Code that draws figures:
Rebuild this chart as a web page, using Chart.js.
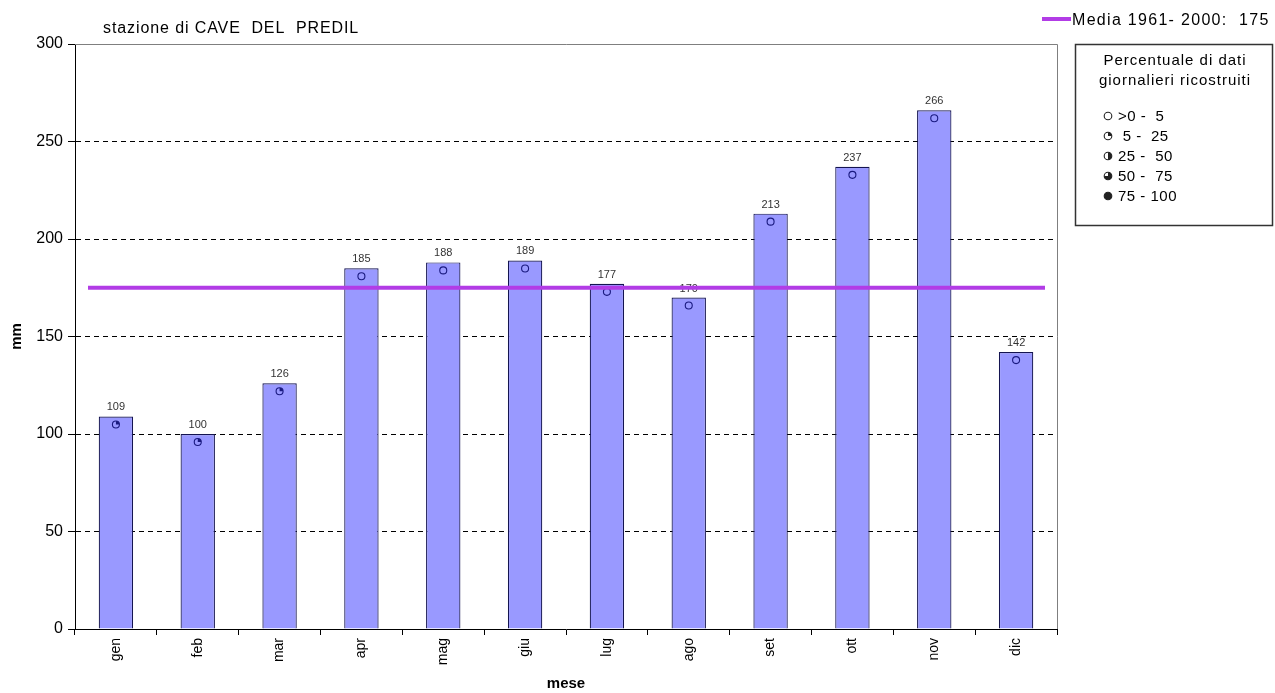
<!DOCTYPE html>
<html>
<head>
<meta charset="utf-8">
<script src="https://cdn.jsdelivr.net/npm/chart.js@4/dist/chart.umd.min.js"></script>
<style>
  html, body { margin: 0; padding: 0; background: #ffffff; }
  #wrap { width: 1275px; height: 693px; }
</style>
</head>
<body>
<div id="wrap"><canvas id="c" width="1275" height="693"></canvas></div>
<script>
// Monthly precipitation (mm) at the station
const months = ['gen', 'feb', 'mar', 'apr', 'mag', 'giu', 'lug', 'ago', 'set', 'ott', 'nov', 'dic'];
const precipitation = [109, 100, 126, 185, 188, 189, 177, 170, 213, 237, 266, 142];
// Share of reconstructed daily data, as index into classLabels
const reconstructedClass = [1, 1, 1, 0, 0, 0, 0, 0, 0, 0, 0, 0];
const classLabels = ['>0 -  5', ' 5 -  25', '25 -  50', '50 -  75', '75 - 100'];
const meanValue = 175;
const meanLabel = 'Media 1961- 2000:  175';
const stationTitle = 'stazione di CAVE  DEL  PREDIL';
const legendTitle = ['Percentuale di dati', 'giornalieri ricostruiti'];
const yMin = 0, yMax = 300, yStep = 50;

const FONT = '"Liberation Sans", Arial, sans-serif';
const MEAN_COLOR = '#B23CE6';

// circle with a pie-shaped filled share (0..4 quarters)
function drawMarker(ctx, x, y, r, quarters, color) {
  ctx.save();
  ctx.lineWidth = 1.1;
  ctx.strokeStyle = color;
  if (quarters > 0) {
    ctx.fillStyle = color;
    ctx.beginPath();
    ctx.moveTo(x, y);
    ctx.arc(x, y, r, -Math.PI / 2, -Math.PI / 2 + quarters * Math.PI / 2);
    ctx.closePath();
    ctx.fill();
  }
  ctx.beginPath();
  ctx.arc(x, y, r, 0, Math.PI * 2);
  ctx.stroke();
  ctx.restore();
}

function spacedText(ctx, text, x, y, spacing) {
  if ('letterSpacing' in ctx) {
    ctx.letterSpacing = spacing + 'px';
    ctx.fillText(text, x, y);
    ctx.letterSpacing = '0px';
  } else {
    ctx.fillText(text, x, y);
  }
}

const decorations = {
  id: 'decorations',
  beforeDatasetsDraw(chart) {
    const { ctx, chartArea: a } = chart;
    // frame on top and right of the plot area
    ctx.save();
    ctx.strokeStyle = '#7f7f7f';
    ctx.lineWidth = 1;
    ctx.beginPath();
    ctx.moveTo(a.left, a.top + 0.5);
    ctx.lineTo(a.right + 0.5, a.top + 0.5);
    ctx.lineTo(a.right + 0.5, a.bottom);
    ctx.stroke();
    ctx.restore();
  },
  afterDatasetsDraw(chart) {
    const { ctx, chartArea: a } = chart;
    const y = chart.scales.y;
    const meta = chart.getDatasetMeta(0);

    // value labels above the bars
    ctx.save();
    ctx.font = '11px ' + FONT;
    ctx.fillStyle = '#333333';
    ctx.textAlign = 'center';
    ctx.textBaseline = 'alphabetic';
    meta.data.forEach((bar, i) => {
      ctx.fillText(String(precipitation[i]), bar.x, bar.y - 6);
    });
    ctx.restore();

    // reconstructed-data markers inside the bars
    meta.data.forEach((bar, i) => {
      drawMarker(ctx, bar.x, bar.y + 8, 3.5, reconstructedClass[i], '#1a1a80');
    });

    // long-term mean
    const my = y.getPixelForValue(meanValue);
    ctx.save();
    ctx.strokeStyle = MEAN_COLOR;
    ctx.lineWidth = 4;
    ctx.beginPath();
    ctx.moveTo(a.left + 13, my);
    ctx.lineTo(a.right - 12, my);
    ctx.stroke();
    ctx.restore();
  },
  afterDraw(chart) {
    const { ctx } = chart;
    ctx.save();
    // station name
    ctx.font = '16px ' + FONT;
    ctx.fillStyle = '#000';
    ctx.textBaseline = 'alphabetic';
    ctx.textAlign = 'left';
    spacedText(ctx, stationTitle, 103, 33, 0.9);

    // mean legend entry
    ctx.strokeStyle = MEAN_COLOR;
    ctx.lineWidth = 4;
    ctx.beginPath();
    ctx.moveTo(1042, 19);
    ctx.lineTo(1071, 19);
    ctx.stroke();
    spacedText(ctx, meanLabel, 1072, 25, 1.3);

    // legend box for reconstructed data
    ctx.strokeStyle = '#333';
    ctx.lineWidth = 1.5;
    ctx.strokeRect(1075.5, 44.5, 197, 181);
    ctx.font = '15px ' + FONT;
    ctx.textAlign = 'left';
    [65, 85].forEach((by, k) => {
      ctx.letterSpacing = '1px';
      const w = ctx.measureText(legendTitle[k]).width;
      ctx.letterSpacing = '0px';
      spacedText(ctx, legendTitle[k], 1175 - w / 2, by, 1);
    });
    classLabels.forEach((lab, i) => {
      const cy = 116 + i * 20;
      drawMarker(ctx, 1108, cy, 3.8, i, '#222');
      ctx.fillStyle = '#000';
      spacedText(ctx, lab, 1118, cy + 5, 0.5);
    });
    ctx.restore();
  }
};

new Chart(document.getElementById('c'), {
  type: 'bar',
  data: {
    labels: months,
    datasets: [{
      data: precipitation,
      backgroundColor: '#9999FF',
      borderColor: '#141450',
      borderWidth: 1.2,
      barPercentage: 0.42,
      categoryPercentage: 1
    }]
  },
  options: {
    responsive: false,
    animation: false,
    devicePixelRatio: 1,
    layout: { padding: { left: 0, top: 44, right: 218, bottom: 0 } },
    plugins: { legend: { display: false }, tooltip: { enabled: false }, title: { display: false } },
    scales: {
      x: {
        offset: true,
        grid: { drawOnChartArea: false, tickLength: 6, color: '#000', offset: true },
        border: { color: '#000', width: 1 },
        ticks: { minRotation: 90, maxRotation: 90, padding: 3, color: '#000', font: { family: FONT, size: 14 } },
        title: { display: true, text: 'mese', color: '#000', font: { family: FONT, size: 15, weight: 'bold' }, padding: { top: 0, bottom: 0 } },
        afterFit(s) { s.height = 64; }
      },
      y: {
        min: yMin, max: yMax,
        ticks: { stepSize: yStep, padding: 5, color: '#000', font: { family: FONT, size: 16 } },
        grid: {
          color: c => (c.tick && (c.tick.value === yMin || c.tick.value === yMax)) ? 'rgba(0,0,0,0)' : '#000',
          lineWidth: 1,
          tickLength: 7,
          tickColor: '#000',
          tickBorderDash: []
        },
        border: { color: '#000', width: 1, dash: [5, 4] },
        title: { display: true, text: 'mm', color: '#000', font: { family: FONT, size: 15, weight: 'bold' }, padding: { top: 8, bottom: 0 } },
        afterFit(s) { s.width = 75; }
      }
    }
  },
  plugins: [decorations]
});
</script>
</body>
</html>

==

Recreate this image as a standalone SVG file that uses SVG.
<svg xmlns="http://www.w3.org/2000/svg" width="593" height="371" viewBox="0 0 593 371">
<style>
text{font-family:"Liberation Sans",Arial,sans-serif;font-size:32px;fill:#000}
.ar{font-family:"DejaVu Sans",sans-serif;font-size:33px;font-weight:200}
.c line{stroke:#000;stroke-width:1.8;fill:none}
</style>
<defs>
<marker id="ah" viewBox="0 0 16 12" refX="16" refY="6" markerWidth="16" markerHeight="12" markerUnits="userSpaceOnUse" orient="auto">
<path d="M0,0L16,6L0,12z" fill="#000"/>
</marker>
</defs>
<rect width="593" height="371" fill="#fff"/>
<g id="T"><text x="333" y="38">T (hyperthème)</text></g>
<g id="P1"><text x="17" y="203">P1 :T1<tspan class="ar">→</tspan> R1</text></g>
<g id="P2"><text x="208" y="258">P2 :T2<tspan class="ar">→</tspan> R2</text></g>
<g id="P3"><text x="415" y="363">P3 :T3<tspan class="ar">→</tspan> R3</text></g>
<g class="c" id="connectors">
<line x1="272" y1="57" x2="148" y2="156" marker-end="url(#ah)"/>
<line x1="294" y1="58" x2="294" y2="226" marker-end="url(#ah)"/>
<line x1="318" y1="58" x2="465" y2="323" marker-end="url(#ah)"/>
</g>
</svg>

---

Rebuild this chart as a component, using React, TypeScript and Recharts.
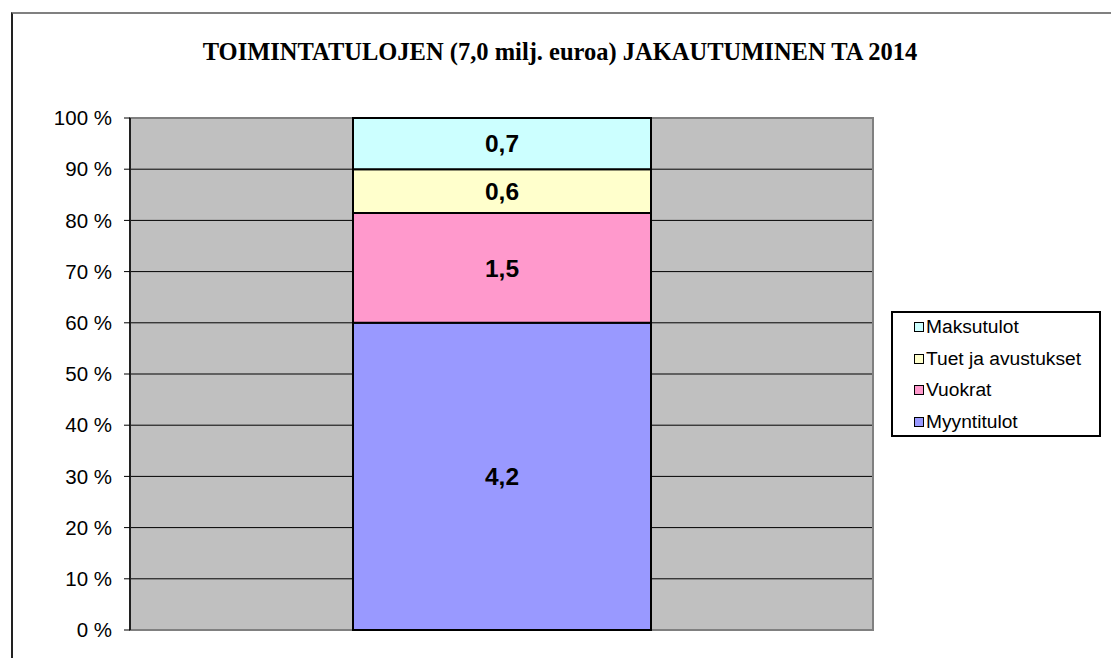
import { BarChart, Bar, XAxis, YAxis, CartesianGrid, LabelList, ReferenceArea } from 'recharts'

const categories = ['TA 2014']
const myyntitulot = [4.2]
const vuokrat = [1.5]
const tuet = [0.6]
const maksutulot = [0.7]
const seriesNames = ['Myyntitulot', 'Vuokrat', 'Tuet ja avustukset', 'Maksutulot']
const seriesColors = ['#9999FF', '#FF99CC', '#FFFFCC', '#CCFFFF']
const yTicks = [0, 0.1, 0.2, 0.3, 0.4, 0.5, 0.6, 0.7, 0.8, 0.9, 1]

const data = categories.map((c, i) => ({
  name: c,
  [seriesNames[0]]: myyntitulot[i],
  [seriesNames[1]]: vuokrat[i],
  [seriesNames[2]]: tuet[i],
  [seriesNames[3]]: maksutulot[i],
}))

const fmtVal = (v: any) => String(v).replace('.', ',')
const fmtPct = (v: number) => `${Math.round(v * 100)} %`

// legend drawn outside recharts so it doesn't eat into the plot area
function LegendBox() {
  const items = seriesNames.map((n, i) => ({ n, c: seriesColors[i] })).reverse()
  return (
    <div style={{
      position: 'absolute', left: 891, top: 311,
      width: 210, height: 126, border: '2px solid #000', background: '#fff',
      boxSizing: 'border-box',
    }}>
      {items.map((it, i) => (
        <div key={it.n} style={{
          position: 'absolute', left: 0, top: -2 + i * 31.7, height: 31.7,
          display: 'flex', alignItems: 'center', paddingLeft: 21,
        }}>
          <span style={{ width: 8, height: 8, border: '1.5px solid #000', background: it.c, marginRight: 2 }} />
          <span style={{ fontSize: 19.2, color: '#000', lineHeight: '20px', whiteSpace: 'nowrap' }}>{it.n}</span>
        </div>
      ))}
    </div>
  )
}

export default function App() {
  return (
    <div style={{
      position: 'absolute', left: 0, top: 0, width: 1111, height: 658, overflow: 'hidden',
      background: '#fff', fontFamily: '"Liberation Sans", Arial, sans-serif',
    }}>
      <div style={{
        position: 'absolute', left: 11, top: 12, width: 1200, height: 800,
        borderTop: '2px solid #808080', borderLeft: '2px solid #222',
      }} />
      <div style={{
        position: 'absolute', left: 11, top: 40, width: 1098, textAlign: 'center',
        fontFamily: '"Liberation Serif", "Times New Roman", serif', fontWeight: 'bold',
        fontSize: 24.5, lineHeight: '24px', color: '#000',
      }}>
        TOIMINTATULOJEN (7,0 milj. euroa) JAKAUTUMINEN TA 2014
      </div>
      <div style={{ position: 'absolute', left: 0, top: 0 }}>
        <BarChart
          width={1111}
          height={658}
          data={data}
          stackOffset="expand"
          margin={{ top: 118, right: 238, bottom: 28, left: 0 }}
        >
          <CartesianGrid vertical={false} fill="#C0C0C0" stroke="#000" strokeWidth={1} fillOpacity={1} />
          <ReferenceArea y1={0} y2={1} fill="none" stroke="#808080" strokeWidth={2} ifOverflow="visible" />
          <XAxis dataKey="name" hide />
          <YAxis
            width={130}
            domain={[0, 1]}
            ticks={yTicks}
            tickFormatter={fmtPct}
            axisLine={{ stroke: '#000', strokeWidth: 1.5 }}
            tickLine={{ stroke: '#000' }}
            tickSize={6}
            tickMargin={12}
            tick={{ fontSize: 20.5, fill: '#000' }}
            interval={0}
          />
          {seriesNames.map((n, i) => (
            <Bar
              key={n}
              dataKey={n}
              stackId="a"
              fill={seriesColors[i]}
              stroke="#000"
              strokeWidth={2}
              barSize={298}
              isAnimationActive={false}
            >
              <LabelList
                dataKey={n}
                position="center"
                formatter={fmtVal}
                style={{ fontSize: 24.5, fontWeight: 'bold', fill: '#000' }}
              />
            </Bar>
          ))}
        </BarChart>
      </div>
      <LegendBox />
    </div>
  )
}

WHAT IS REQUIRED: In the records above, find the line with "Rebuild this chart as a web" and the line with "const yMin = 0, yMax = 300, yStep = 50;", then restate word for word only those two lines and all lines between, omitting pictures.

PROBLEM SOLUTION:
Rebuild this chart as a web page, using Chart.js.
<!DOCTYPE html>
<html>
<head>
<meta charset="utf-8">
<script src="https://cdn.jsdelivr.net/npm/chart.js@4/dist/chart.umd.min.js"></script>
<style>
  html, body { margin: 0; padding: 0; background: #ffffff; }
  #wrap { width: 1275px; height: 693px; }
</style>
</head>
<body>
<div id="wrap"><canvas id="c" width="1275" height="693"></canvas></div>
<script>
// Monthly precipitation (mm) at the station
const months = ['gen', 'feb', 'mar', 'apr', 'mag', 'giu', 'lug', 'ago', 'set', 'ott', 'nov', 'dic'];
const precipitation = [109, 100, 126, 185, 188, 189, 177, 170, 213, 237, 266, 142];
// Share of reconstructed daily data, as index into classLabels
const reconstructedClass = [1, 1, 1, 0, 0, 0, 0, 0, 0, 0, 0, 0];
const classLabels = ['>0 -  5', ' 5 -  25', '25 -  50', '50 -  75', '75 - 100'];
const meanValue = 175;
const meanLabel = 'Media 1961- 2000:  175';
const stationTitle = 'stazione di CAVE  DEL  PREDIL';
const legendTitle = ['Percentuale di dati', 'giornalieri ricostruiti'];
const yMin = 0, yMax = 300, yStep = 50;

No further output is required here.